14:00-14:45 Adrien Boyer (IMJ-PRG): Property RD and Boundary Representations for A2 Buildings

15:00-15:45 Julien Marché (ENS – PSL): Action of endomorphisms of free groups on their SL_2-character varieties

16:15-17:00 Greg Patchell (University of Oxford): Selfless Inclusions of C*-Algebras and Quantum Groups

Abstracts:

Greg Patchell: Selfless Inclusions of C*-Algebras and Quantum Groups

Recently, strong asymptotic freeness, or selflessness, in C-algebras has emerged as a powerful technique to prove important regularity properties including simplicity, unique trace, stable rank 1, and strict comparison. In particular, in Fall 2024, Amrutam, Gao, Kunnwalkam Elayavalli, and I showed that the reduced group C-algebras of all hyperbolic groups with trivial finite radical are selfless, which resolved the open problem of strict comparison for the reduced group C-algebra of the free group on two generators. Since then, our result has been expanded to include a much larger class of groups. Work has also begun on isolating selflessness for C-algebras not arising from groups, including the result of Hayes, Kunnawalkam Elayavalli, and Robert on selflessness of the reduced free product of a large class of C-algebras (see also Flores-Klisse-Ó Cobhthaigh-Pagliero). I will introduce the general notion of a selfless inclusion of C-algebras, with which we will see the selflessness of the reduced unitary compact matrix quantum groups. This work is joint with Ben Hayes, Srivatsav Kunnawalkam Elayavalli, and Leonel Robert.
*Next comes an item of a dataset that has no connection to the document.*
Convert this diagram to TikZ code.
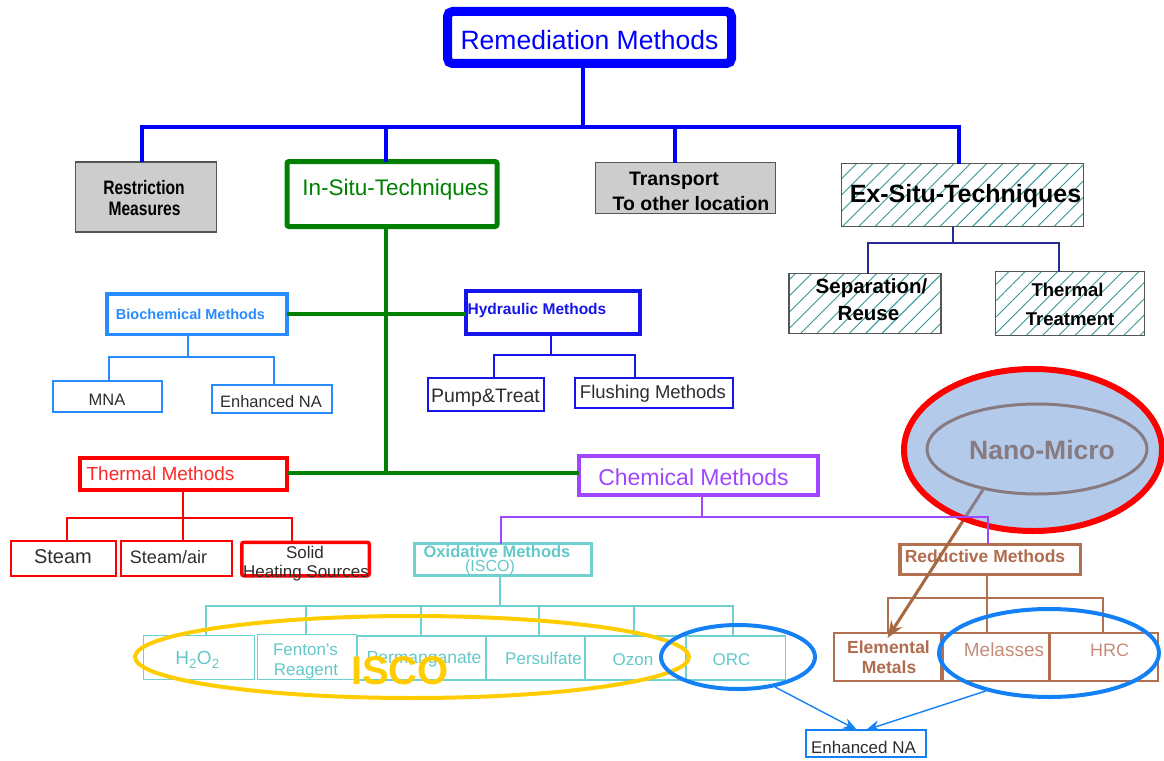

Adrien Boyer: Property RD and Boundary Representations for A2 Buildings

I will discuss an approach based on boundary representations to prove property RD for discrete groups acting properly and cocompactly on affine buildings of type A2. This result is due to Robertson, Ramagge, and Steger in the late 1990s. I will emphasize geometric arguments involving the Furstenberg boundary that can be used to establish property RD, in particular the notion of “foldings” or “confluences,” as suggested by V. Kaimanovich. Along the way, I will also mention a conjecture of Robertson, Ramagge, and Steger concerning the optimal bound, and propose a possible approach toward resolving it. If time permits, I will also explain what happens in the C2 case. This is joint work with Thang Nguyen.

Julien Marché: Action of endomorphisms of free groups on their SL_2-character varieties.

Let phi : F_n->F_n be an endomorphism and let phi^* denote its action on the character variety X_n=Hom(F_n,SL_2(C))/SL_2(C). Cantat-Gelander-Souto raised the question whether phi^* is an automorphism of the affine variety X_n if and only if phi is an automorphism of F_n. I will describe work in progress which relates directly this question to the action of endomorphisms on the outer space CV_n through a compactification of X_n with special valuations.